Richard Reed Climate Change Innocent Drinks

Innocent co-founder Richard Reed: ‘The threat from the anti-sugar lobby and climate change keeps me awake at night’

By Angela Haggerty, Reporter

June 3, 2014 | 3 min read

The negative publicity around sugar over the last year has been harmful to the Innocent smoothie brand, according to Innocent co-founder Richard Reed, who described the science of the anti-sugar lobby as “nonsense”.

Innocent co-founder: Richard Reed

Following a keynote speech at the Verint and Kana Engage conference in London, Reed told The Drum that in addition to concerns over attempts to change the public’s perception of sugar, Innocent is now also dealing with the consequences of climate change.

“There’s been some negative press about the amount of sugar in fruit juice,” he said. “The good news is it hasn’t affected sales – I think the British consumer is smart enough to see past the headlines and the science is clear that we need to be eating more fruit, not less.

“We’ve not been in that climate before; we’ve had 15 years of being positive, and we’ve had a year of negative around. We need to get people back to the truth of things, not the misleading headlines that imply there’s as much sugar in a smoothie as a donut.

“The British consumer’s clever and doesn’t get seduced by misleading headlines, but if there’s enough of it it’s going to have some effect.

“The thing I don’t have a clever answer on is climate change,” he went on. “We buy about 40 different types of fruit from across the world because we source it where it grows naturally and we are seeing the consequences of the rains coming earlier or later, and it’s putting a lot of pressure on the growers, so I do worry about the 10-20 years consequence.

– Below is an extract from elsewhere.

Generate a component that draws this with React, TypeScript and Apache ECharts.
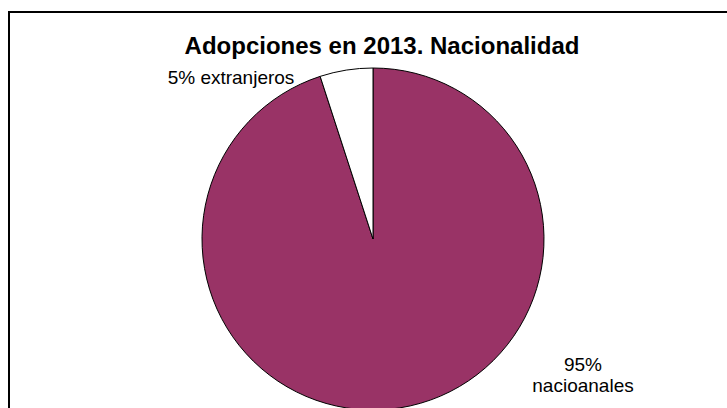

I’m not a sceptic. The science of climate change is incontestable, it’s happening and we see it biting in terms of playing havoc with the fruit-growing season.”

He said the company had invested resources into creating more environmentally friendly business processes and spent four years developing a plastic bottle with the “lowest environmental footprint” possible. In addition, Innocent donated £50,000 to Friends of the Earth to assist the organisation’s lobbying of government to make carbon-reduction targets legally binding, although he said he gets “nervous” about business lobbying directly.

Reed spent two years as a non-executive director on the board of the department of energy and climate change, where he said he was “told first hand from the country’s leading climate change scientists about the situation.”

“It’s real and it’s happening,” he said. “It’s a myth that it’s a debate. It’s a myth that there’s an alternative perspective.”